Profile

Read time – 5 minutes

Beyond the Zoom Classroom

The University of Chicago adopts Global Bridge technology for remote learning.

Written by Claire Zulkey
The Global Bridge classroom

“What do you think, do you like my new office?” asks André Stevens-Rosa, walking around a large studio. Behind him, a green screen projects a brick wall on which three separate images “hang.” Another camera displays Stevens-Rosa’s perspective as he speaks to a wall of screens displaying each of the meeting’s far-flung participants, larger than life. 

This is the Global Bridge, a new, technologically advanced studio within the Gleacher Center where instructors conduct online class sessions for University of Chicago professional education students. The result of a partnership between the University and Madrid-based ed-tech firm Global Alumni, Global Bridge provides a more engaging, interactive experience for all students—particularly those outside the United States—that includes live surveys, 3D images, and interactive maps. 

 

“When I was young in my teaching career, the tools we had available were overhead projectors and slide carousels, get everybody in the room together with a flip chart and write things on the board,” says Jill Ramaker, MSc ‘11, who will teach the University’s first Global Bridge course this autumn. 

The project has been underway since late 2019, before the COVID-19 outbreak. “The pandemic didn’t bring something new to professional education—it just increased the pace of change,” says Marco Serrato, most recently Associate Provost. “Before the pandemic forced the world to switch to virtual learning, UChicago Professional Education wanted to invest in its capability to connect with professional audiences on a global basis.” The platform, he says, will allow teachers to more fully interact and express emotion in the virtual space and deliver a more human experience to students spread out across the globe. 

The Human Touch

Given the nature and relevance of the topics covered in the course, the University made the decision to launch the new platform with Ramaker’s program on emergency management. To begin the process, Ramaker provided the Madrid team with her syllabus and class outline to update with fresh graphics and videos to be presented via both recorded and live presentations broadcast from the Gleacher Center.  

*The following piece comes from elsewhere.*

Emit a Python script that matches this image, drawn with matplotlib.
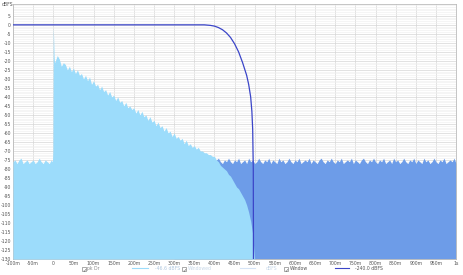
import numpy as np
import matplotlib.pyplot as plt

# light blue trace (pk Dr), dB values
pre_t = np.arange(-100, 0, 5)
pre_db = [-76, -75, -77, -75, -74, -77, -76, -75, -77, -76,
          -75, -77, -76, -74, -76, -77, -75, -76, -77, -75]
spike_t = [-2, -1, 0, 1, 2, 3]
spike_db = [-76, -70, -1, -8, -17, -21]
decay_t = np.arange(5, 405, 5)
decay_db = [-20, -17, -19, -23, -21, -22, -25, -23, -26, -24,
            -27, -25, -28, -27, -30, -28, -31, -29, -33, -31,
            -34, -33, -36, -34, -37, -36, -39, -37, -40, -39,
            -42, -40, -43, -42, -45, -43, -46, -45, -47, -46,
            -49, -47, -50, -48, -51, -50, -53, -51, -54, -53,
            -56, -54, -57, -56, -59, -57, -60, -59, -62, -60,
            -63, -62, -64, -63, -66, -64, -67, -66, -68, -67,
            -69, -68, -70, -70, -71, -71, -72, -72, -73, -73]
fall_t = [405, 410, 415, 420, 425, 430, 435, 440, 445, 450,
          455, 460, 465, 470, 475, 480, 485, 490, 495, 498, 500]
fall_db = [-75, -76, -78, -79, -80, -81, -83, -84, -86, -88,
           -90, -91, -93, -95, -97, -100, -104, -109, -116, -125, -130]

# dark blue trace, dB values
dark_t = np.arange(300, 1005, 5)
dark_db = [-75, -76, -74, -77, -75, -76, -74, -76, -77, -75,
           -76, -74, -77, -76, -75, -76, -74, -77, -75, -76,
           -77, -75, -74, -76, -77, -75, -76, -74, -76, -77,
           -75, -76, -74, -77, -76, -75, -77, -74, -76, -75,
           -77, -76, -74, -76, -77, -75, -76, -74, -77, -75,
           -76, -77, -74, -76, -75, -77, -76, -74, -76, -77,
           -75, -76, -74, -77, -76, -75, -76, -74, -77, -75,
           -76, -77, -75, -74, -76, -77, -75, -76, -74, -76,
           -77, -75, -76, -74, -77, -76, -75, -76, -74, -77,
           -75, -76, -77, -75, -74, -76, -77, -75, -76, -74,
           -76, -77, -75, -76, -74, -77, -76, -75, -77, -74,
           -76, -75, -77, -76, -74, -76, -77, -75, -76, -74,
           -77, -75, -76, -77, -74, -76, -75, -77, -76, -74,
           -76, -77, -75, -76, -74, -77, -76, -75, -76, -74,
           -77]

# window curve
win_t = [-100, 375, 390, 400, 410, 420, 430, 440, 450, 460,
         470, 480, 485, 490, 493, 495, 496.5, 497]
win_db = [0, 0, -0.3, -0.7, -1.5, -2.7, -4.5, -7, -10.5, -15,
          -21, -28, -33, -40, -48, -58, -80, -135]

xticks = np.arange(-100, 1001, 50)
xlabels = ['-100m', '-50m', '0'] + ['%dm' % v for v in range(50, 1000, 50)] + ['1s']
yticks = np.arange(5, -131, -5)

lb_t = np.concatenate([pre_t, spike_t, decay_t, fall_t])
lb_db = np.concatenate([pre_db, spike_db, decay_db, fall_db])

fig = plt.figure(figsize=(4.64, 2.75), dpi=100)
ax = fig.add_axes([0.028, 0.058, 0.955, 0.927])

ax.fill_between(dark_t, -130, dark_db, color='#6d9ce8', lw=0, zorder=2)
ax.fill_between(lb_t, -130, lb_db, color='#9cdcfb', lw=0, zorder=3)
ax.plot(win_t, win_db, color='#3b45c8', lw=0.9, zorder=4)

ax.set_xlim(-100, 1000)
ax.set_ylim(-130, 11.5)
ax.set_xticks(xticks)
ax.set_xticklabels(xlabels)
ax.set_yticks(yticks)
ax.set_yticklabels([str(v) for v in yticks])
ax.set_yticks(np.arange(11, -131, -1), minor=True)
ax.tick_params(axis='both', length=0, labelsize=3.3, colors='#555555', pad=1.5)
ax.tick_params(which='minor', length=0)
ax.grid(True, which='major', color='#d6d6d6', lw=0.5, zorder=0)
ax.grid(True, which='minor', axis='y', color='#eeeeee', lw=0.4, zorder=0)
ax.set_axisbelow(True)
for s in ax.spines.values():
    s.set_color('#bbbbbb')
    s.set_linewidth(0.6)

fig.text(0.004, 0.992, 'dBFS', fontsize=3.3, color='#555555', va='top')

# legend strip
ly = 0.025
def box(x):
    fig.patches.append(plt.Rectangle((x, ly - 0.012), 0.009, 0.015,
                                     transform=fig.transFigure, fill=False,
                                     ec='#888888', lw=0.5))
    fig.text(x + 0.0015, ly - 0.010, '✓', fontsize=3.5, color='#555555')

box(0.176)
fig.text(0.188, ly, 'pk Dr', fontsize=3.3, color='#8a8a8a', va='center')
fig.add_artist(plt.Line2D([0.285, 0.318], [ly, ly], color='#9cdcfb', lw=0.8))
fig.text(0.334, ly, '-46.6 dBFS', fontsize=3.3, color='#b0c8e0', va='center')
box(0.392)
fig.text(0.404, ly, 'Windowed', fontsize=3.3, color='#c8d8e8', va='center')
fig.add_artist(plt.Line2D([0.517, 0.550], [ly, ly], color='#d6e4f6', lw=0.8))
fig.text(0.572, ly, 'dBFS', fontsize=3.3, color='#c8d8e8', va='center')
box(0.612)
fig.text(0.624, ly, 'Window', fontsize=3.3, color='#555555', va='center')
fig.add_artist(plt.Line2D([0.722, 0.752], [ly, ly], color='#3b45c8', lw=0.8))
fig.text(0.765, ly, '-240.0 dBFS', fontsize=3.3, color='#555555', va='center')

fig.savefig('out.png', dpi=100)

Like many instructors, Ramaker has become proficient at teaching on Zoom, but hasn’t always been sure of the platform’s efficacy. “I'm confident in the classroom and I've been doing it for many years, but teaching remotely rattled some of my confidence because I didn’t want anything to go wrong with the tech,” she explains. “I didn’t know if I was really reaching the students, or they were just showing up because they had to.” She hopes that the Global Bridge will keep students more interested and engaged.



“One of the most challenging things about doing online classes is endeavoring to recover the social cues and human elements that we have organically when we’re in person, like the random hallway introduction or chatting with the instructor after class," says Matt Cohn, PhD, Director of Teaching and Learning for professional programs. “Reading other people's emotions is more challenging when you're facing a webcam. It’s really hard to understand how people are reacting when you can’t read their body language effectively.” Instruction should not feel like reading a textbook, he says. “When you think about the best teachers you've had, there’s often that very human element to that. ‘They taught me a lot and were very warm and responsive and they adapted to meet my needs as a unique individual.’ When we think about our best instructors, it goes beyond raw content, and Global Bridge helps capture that.”

A Personal Approach

When Cohn tested the Gleacher Center studio for the first time, he could immediately tell the difference between Global Bridge and other virtual meeting systems. “The fact that I could see myself and could present as a full, embodied person was much more natural than presenting in front of a tiny webcam where my face is framed in an unappealing and narrow way. It felt more like a regular person talking to regular people in that environment where I was framed as a full human being and could move around and gesture.”

 

According to Serrato, “Students will benefit from a more natural instructor presence, and the instructor’s teaching will in turn benefit from presenting to more engaged students. Enabling instructors to convey their humanity in their virtual teaching is important to UChicago professional education. A high academic standard needs to be complemented by demonstrating practical applications—how something works—in a person-to-person context. It’s not only about discussing machine learning for healthcare informatics or project management, but how you take this into the real world.”

 

“The Global Bridge gives all users, not just the instructor, more of a sense that they are physical beings,” says Eugenia Williamson, a University of Chicago writer who works with Global Alumni. “Thanks to the view that shows all the class participants on monitors in front of the instructor, there’s something more formal about the Global Bridge than standard Zoom, and it definitely felt more like being in an actual classroom,” she added. 

“Ultimately, these capabilities will allow UCPE to effectively deliver the debate and dialogue integral to a UChicago education to its global students,” Serrato says. “The value in our sessions comes not just from our instructor, but among our students, who will learn through their peers and classmates’ experiences as well,”



Ramaker admits to being slightly intimidated about being among the first UCPE faculty members to facilitate her class from the Global Bridge. However, she says that if the pandemic was good for anything, it showed teachers how adaptive they are. “We all had to switch on a dime to figure out a new way to educate people,” she says. “In some ways, the pandemic gave us the opportunity to be creative with higher education and professional education. I think that’s now being rewarded.”